How to Prevent Keyword Cannibalization in the Future

Stopping cannibalization before it starts saves you hours of cleanup work later. It all comes down to planning.

Differentiate content by search intent

Before you write, ask yourself: “What does the user want?”

If a user searches for “marketing software,” they might want to buy (Transactional intent). If they search “what is marketing software,” they want to learn (Informational intent).

You can have two pages targeting “marketing software” if one is a product page and the other is an educational guide. As long as the intent is different, they won’t compete.

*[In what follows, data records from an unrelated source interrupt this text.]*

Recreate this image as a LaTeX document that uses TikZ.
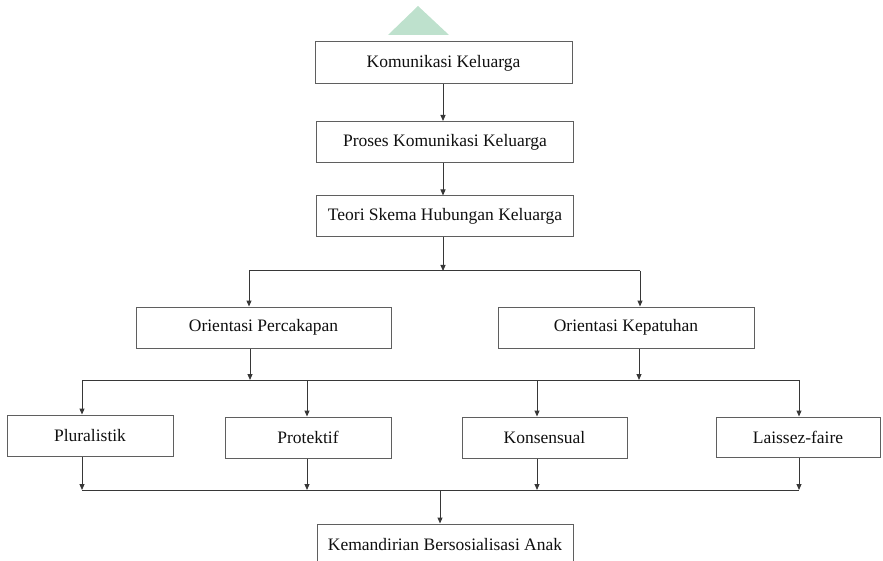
\documentclass[tikz,border=0pt]{standalone}
\usepackage{fontspec}
\setmainfont{Liberation Serif}
\usetikzlibrary{arrows.meta}
\definecolor{wmgreen}{RGB}{190,225,205}
\definecolor{boxline}{RGB}{95,95,95}
\definecolor{conline}{RGB}{55,55,55}
\definecolor{txt}{RGB}{15,15,15}
\begin{document}
\begin{tikzpicture}[x=1pt,y=-1pt,
  box/.style={draw=boxline, line width=1pt, rectangle, inner sep=0pt,
    minimum height=41pt, text=txt, font=\fontsize{17.5}{20}\selectfont},
  conn/.style={draw=conline, line width=1pt},
  arr/.style={conn, -{Triangle[length=6pt,width=5pt]}}]
\useasboundingbox (0,0) rectangle (883,561);
\clip (0,0) rectangle (883,561);
% watermark
\fill[wmgreen] (388,35) -- (418,6) -- (449,35) -- cycle;
% boxes
\node[box, minimum width=257pt, minimum height=42pt] (b1) at (443.5,63) {Komunikasi Keluarga};
\node[box, minimum width=257pt] (b2) at (445,142) {Proses Komunikasi Keluarga};
\node[box, minimum width=257pt] (b3) at (445,216.5) {Teori Skema Hubungan Keluarga};
\node[box, minimum width=255pt] (b4) at (263.5,327.5) {Orientasi Percakapan};
\node[box, minimum width=256pt] (b5) at (626,327.5) {Orientasi Kepatuhan};
\node[box, minimum width=166pt] (b6) at (90,435.5) {Pluralistik};
\node[box, minimum width=166pt] (b7) at (308,437.5) {Protektif};
\node[box, minimum width=165pt] (b8) at (544.5,437.5) {Konsensual};
\node[box, minimum width=164pt, minimum height=40pt] (b9) at (798,437) {Laissez-faire};
\node[box, minimum width=256pt, minimum height=42pt] (b10) at (445,545) {Kemandirian Bersosialisasi Anak};
% junction coordinates
\coordinate (j1) at (443,271);
\coordinate (j1l) at (249,271);
\coordinate (j1r) at (640,271);
\coordinate (j2l) at (82,380);
\coordinate (j2r) at (799,380);
\coordinate (j3l) at (82,490);
\coordinate (j3r) at (799,490);
\coordinate (j3m) at (440,490);
% connectors
\draw[arr] (b1.south -| 443,0) -- (b2.north -| 443,0);
\draw[arr] (b2.south -| 443,0) -- (b3.north -| 443,0);
\draw[arr] (b3.south -| j1) -- (j1);
\draw[conn] (j1l) -- (j1r);
\draw[arr] (j1l) -- (j1l |- b4.north);
\draw[arr] (j1r) -- (j1r |- b5.north);
\draw[arr] (b4.south -| 250,0) -- (250,380);
\draw[arr] (b5.south -| 639,0) -- (639,380);
\draw[conn] (j2l) -- (j2r);
\draw[arr] (j2l) -- (j2l |- b6.north);
\draw[arr] (307,380) -- (b7.north -| 307,0);
\draw[arr] (537,380) -- (b8.north -| 537,0);
\draw[arr] (j2r) -- (j2r |- b9.north);
\draw[arr] (b6.south -| j3l) -- (j3l);
\draw[arr] (b7.south -| 307,0) -- (307,490);
\draw[arr] (b8.south -| 537,0) -- (537,490);
\draw[arr] (b9.south -| j3r) -- (j3r);
\draw[conn] (j3l) -- (j3r);
\draw[arr] (j3m) -- (j3m |- b10.north);
\end{tikzpicture}
\end{document}
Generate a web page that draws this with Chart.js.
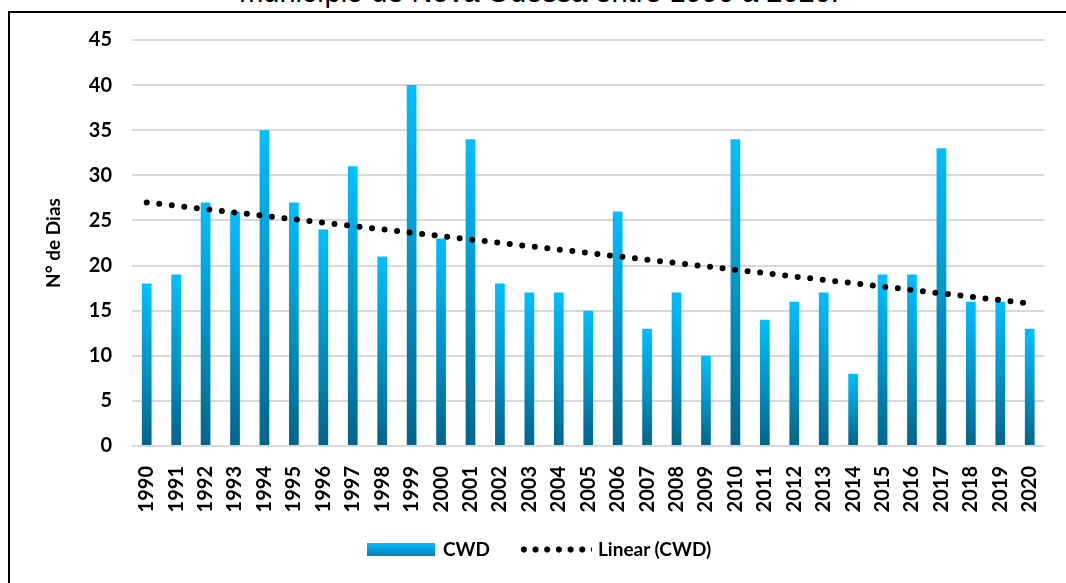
<!DOCTYPE html>
<html>
<head>
<meta charset="utf-8">
<script src="https://cdn.jsdelivr.net/npm/chart.js@4.4.1/dist/chart.umd.min.js"></script>
<style>
  body { margin: 0; background: #fff; width: 1066px; height: 583px; overflow: hidden; position: relative; }
  .title { position: absolute; left: 0; width: 1078px; top: -22px; text-align: center;
           font: 29px/29px "Liberation Sans", Arial, sans-serif; color: #000; white-space: nowrap; }
  .frame { position: absolute; left: 8px; top: 11px; width: 1070px; height: 600px;
           border: 2.5px solid #000; box-sizing: border-box; }
  .wrap { position: absolute; left: 10px; top: 12px; width: 1056px; height: 571px; }
  .leg { position: absolute; font: bold 19px Lato, sans-serif; color: #000; line-height: 20px; }
  .swatch { position: absolute; left: 367px; top: 543px; width: 68px; height: 13px;
            background: linear-gradient(#00bfff, #0080b8); }
  .dots { position: absolute; left: 518px; top: 546px; width: 74px; height: 7px;
          background: radial-gradient(circle, #000 2.8px, transparent 3.4px) 0 0 / 11.7px 7px repeat-x; }
</style>
</head>
<body>
<div class="title">município de Nova Odessa entre 1990 a 2020.</div>
<div class="frame"></div>
<div class="wrap"><canvas id="cwdChart"></canvas></div>
<div class="swatch"></div>
<div class="leg" style="left:443px; top:539px;">CWD</div>
<div class="dots"></div>
<div class="leg" style="left:598px; top:539px;">Linear (CWD)</div>
<script>
// anos
const years = ["1990","1991","1992","1993","1994","1995","1996","1997","1998","1999","2000",
  "2001","2002","2003","2004","2005","2006","2007","2008","2009","2010",
  "2011","2012","2013","2014","2015","2016","2017","2018","2019","2020"];

// CWD (dias consecutivos úmidos)
const cwd = [18, 19, 27, 26, 35, 27, 24, 31, 21, 40, 23,
  34, 18, 17, 17, 15, 26, 13, 17, 10, 34,
  14, 16, 17, 8, 19, 19, 33, 16, 16, 13];

const trend = [27.0, null, null, null, null, null, null, null, null, null, null,
  null, null, null, null, null, null, null, null, null, null,
  null, null, null, null, null, null, null, null, null, 15.8];

const yTicks = [0, 5, 10, 15, 20, 25, 30, 35, 40, 45];

const tickFont = { family: "Lato", weight: "bold", size: 20 };

function barGradient(c) {
  const chart = c.chart;
  const y = chart.scales.y;
  if (c.type !== "data" || !y) return "#00a8e0";
  const top = y.getPixelForValue(c.raw);
  const bottom = y.getPixelForValue(0);
  if (!isFinite(top) || !isFinite(bottom) || top === bottom) return "#00a8e0";
  const g = chart.ctx.createLinearGradient(0, top, 0, bottom);
  g.addColorStop(0, "#00bfff");
  g.addColorStop(0.5, "#0095c8");
  g.addColorStop(1, "#00648c");
  return g;
}

new Chart(document.getElementById("cwdChart"), {
  data: {
    labels: years,
    datasets: [
      {
        type: "line",
        label: "Linear (CWD)",
        data: trend,
        spanGaps: true,
        borderColor: "#000",
        borderWidth: 6,
        borderDash: [0, 12.6],
        borderCapStyle: "round",
        pointRadius: 0,
        fill: false,
        order: 0,
      },
      {
        type: "bar",
        label: "CWD",
        data: cwd,
        backgroundColor: barGradient,
        barPercentage: 0.33,
        categoryPercentage: 1,
        order: 1,
      },
    ],
  },
  options: {
    responsive: true,
    maintainAspectRatio: false,
    animation: false,
    events: [],
    layout: { padding: { left: 0, right: 17, top: 28, bottom: 0 } },
    plugins: { legend: { display: false }, tooltip: { enabled: false } },
    scales: {
      x: {
        grid: { display: false },
        border: { display: false },
        ticks: { font: tickFont, color: "#000", minRotation: 90, maxRotation: 90, padding: 12, autoSkip: false },
        afterFit: (s) => { s.height = 137; },
      },
      y: {
        min: 0,
        max: 45,
        afterBuildTicks: (s) => { s.ticks = yTicks.map((v) => ({ value: v })); },
        grid: { color: "#d9d9d9", lineWidth: 2, drawTicks: false },
        border: { display: false },
        ticks: { font: tickFont, color: "#000", padding: 20 },
        title: {
          display: true,
          text: "N° de Dias",
          color: "#000",
          font: { family: "Lato", weight: "bold", size: 19 },
          padding: { top: 32, bottom: 0 },
        },
        afterFit: (s) => {
          s.width = 122;
          s.paddingTop = 0;
          s.paddingBottom = 0;
        },
      },
    },
  },
});
</script>
</body>
</html>
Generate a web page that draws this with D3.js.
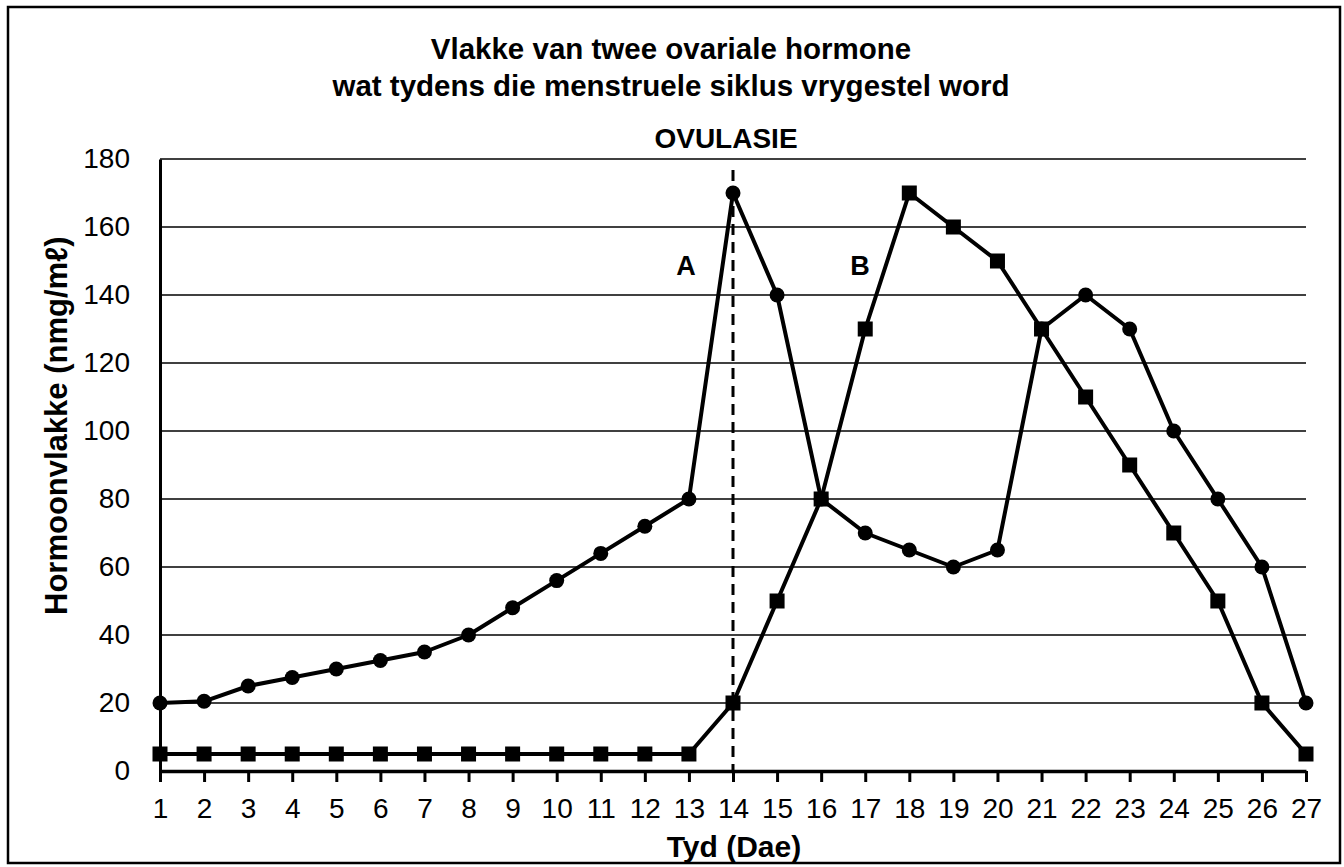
<!DOCTYPE html>
<html>
<head>
<meta charset="utf-8">
<script src="https://cdn.jsdelivr.net/npm/d3@7"></script>
<style>
  body { margin: 0; background: #fff; }
  text { font-family: "Liberation Sans", Arial, sans-serif; fill: #000; }
</style>
</head>
<body>
<svg id="chart" width="1344" height="867"></svg>
<script>
// days of the cycle
var days = d3.range(1, 28);
// hormone A (circles)
var hormoneA = [20, 20.5, 25, 27.5, 30, 32.5, 35, 40, 48, 56, 64, 72, 80, 170, 140, 80, 70, 65, 60, 65, 130, 140, 130, 100, 80, 60, 20];
// hormone B (squares)
var hormoneB = [5, 5, 5, 5, 5, 5, 5, 5, 5, 5, 5, 5, 5, 20, 50, 80, 130, 170, 160, 150, 130, 110, 90, 70, 50, 20, 5];
var yTicks = [0, 20, 40, 60, 80, 100, 120, 140, 160, 180];
var ovulationDay = 14;

var svg = d3.select("#chart");

var x = d3.scaleLinear().domain([1, 27]).range([160, 1306]);
var y = d3.scaleLinear().domain([0, 180]).range([771, 159]);

// outer frame
svg.append("rect")
    .attr("x", 8).attr("y", 7)
    .attr("width", 1332).attr("height", 856)
    .attr("fill", "none")
    .attr("stroke", "#000")
    .attr("stroke-width", 2.5);

// title
svg.append("text")
    .attr("x", 671).attr("y", 59)
    .attr("text-anchor", "middle")
    .attr("font-size", 29.5).attr("font-weight", "bold")
    .text("Vlakke van twee ovariale hormone");
svg.append("text")
    .attr("x", 671).attr("y", 96)
    .attr("text-anchor", "middle")
    .attr("font-size", 29.5).attr("font-weight", "bold")
    .text("wat tydens die menstruele siklus vrygestel word");

// gridlines
svg.append("g")
    .selectAll("line")
    .data(yTicks.filter(d => d > 0))
    .enter().append("line")
    .attr("x1", x(1)).attr("x2", x(27))
    .attr("y1", d => y(d)).attr("y2", d => y(d))
    .attr("stroke", "#000")
    .attr("stroke-width", 1.5);

// y axis
var yAxis = svg.append("g")
    .attr("transform", `translate(${x(1)},0)`)
    .call(d3.axisLeft(y).tickValues(yTicks).tickSize(0).tickPadding(30));
yAxis.select(".domain").attr("stroke", "#000").attr("stroke-width", 3);
yAxis.selectAll("text")
    .attr("font-size", 28)
    .attr("font-family", "Liberation Sans, Arial, sans-serif");

// x axis
var xAxis = svg.append("g")
    .attr("transform", `translate(0,${y(0)})`)
    .call(d3.axisBottom(x).tickValues(days).tickFormat(d3.format("d")).tickSizeInner(11).tickSizeOuter(0).tickPadding(16));
xAxis.select(".domain").attr("stroke", "#000").attr("stroke-width", 3.5);
xAxis.selectAll(".tick line").attr("stroke", "#000").attr("stroke-width", 3);
xAxis.selectAll("text")
    .attr("font-size", 28)
    .attr("font-family", "Liberation Sans, Arial, sans-serif");

// axis titles
svg.append("text")
    .attr("x", 734).attr("y", 857)
    .attr("text-anchor", "middle")
    .attr("font-size", 30).attr("font-weight", "bold")
    .text("Tyd (Dae)");
svg.append("text")
    .attr("transform", "translate(67,615) rotate(-90)")
    .attr("text-anchor", "start")
    .attr("font-size", 31).attr("font-weight", "bold")
    .text("Hormoonvlakke (nmg/m\u2113)");

// ovulation line
svg.append("line")
    .attr("x1", x(ovulationDay)).attr("x2", x(ovulationDay))
    .attr("y1", 170).attr("y2", y(0))
    .attr("stroke", "#000")
    .attr("stroke-width", 3)
    .attr("stroke-dasharray", "11,7");
svg.append("text")
    .attr("x", 726).attr("y", 148)
    .attr("text-anchor", "middle")
    .attr("font-size", 28).attr("font-weight", "bold")
    .text("OVULASIE");

// series
var line = d3.line().x((d, i) => x(days[i])).y(d => y(d));

svg.append("path")
    .datum(hormoneB)
    .attr("d", line)
    .attr("fill", "none")
    .attr("stroke", "#000")
    .attr("stroke-width", 4)
    .attr("stroke-linejoin", "round");
svg.append("path")
    .datum(hormoneA)
    .attr("d", line)
    .attr("fill", "none")
    .attr("stroke", "#000")
    .attr("stroke-width", 4)
    .attr("stroke-linejoin", "round");

svg.append("g")
    .selectAll("circle")
    .data(hormoneA)
    .enter().append("circle")
    .attr("cx", (d, i) => x(days[i]))
    .attr("cy", d => y(d))
    .attr("r", 7.5)
    .attr("fill", "#000");

svg.append("g")
    .selectAll("rect")
    .data(hormoneB)
    .enter().append("rect")
    .attr("x", (d, i) => x(days[i]) - 7.5)
    .attr("y", d => y(d) - 7.5)
    .attr("width", 15).attr("height", 15)
    .attr("fill", "#000");

// series labels
svg.append("text")
    .attr("x", 686).attr("y", 275)
    .attr("text-anchor", "middle")
    .attr("font-size", 27).attr("font-weight", "bold")
    .text("A");
svg.append("text")
    .attr("x", 860).attr("y", 275)
    .attr("text-anchor", "middle")
    .attr("font-size", 27).attr("font-weight", "bold")
    .text("B");
</script>
</body>
</html>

Create a keyword mapping strategy

This is your blueprint. Create a simple spreadsheet with columns for “Page URL,” “Primary Keyword,” and “User Intent.”

Every time you plan a new piece of content, check your sheet. If the keyword already exists, you have two choices: update the existing page or choose a different angle. This simple step keeps your site organized and prevents accidental overlaps.

Regularly audit your content

Make this a quarterly habit. Use your SEO tools to crawl your site and look for duplicate title tags or headers.

Regular audits help you spot “content decay,” where old pages lose value and start conflicting with new ones. By catching these issues early, you protect your site’s authority and keep your rankings climbing.

Final Thoughts

Fixing keyword cannibalization is one of the quickest wins in SEO. By merging weak pages and directing Google to your best content, you can often see rankings improve without writing a single new word.

Start by checking Google Search Console today. You might find that your biggest competitor in the search results isn’t another company—it’s you. Take control of your structure, clarify your signals, and watch your traffic grow.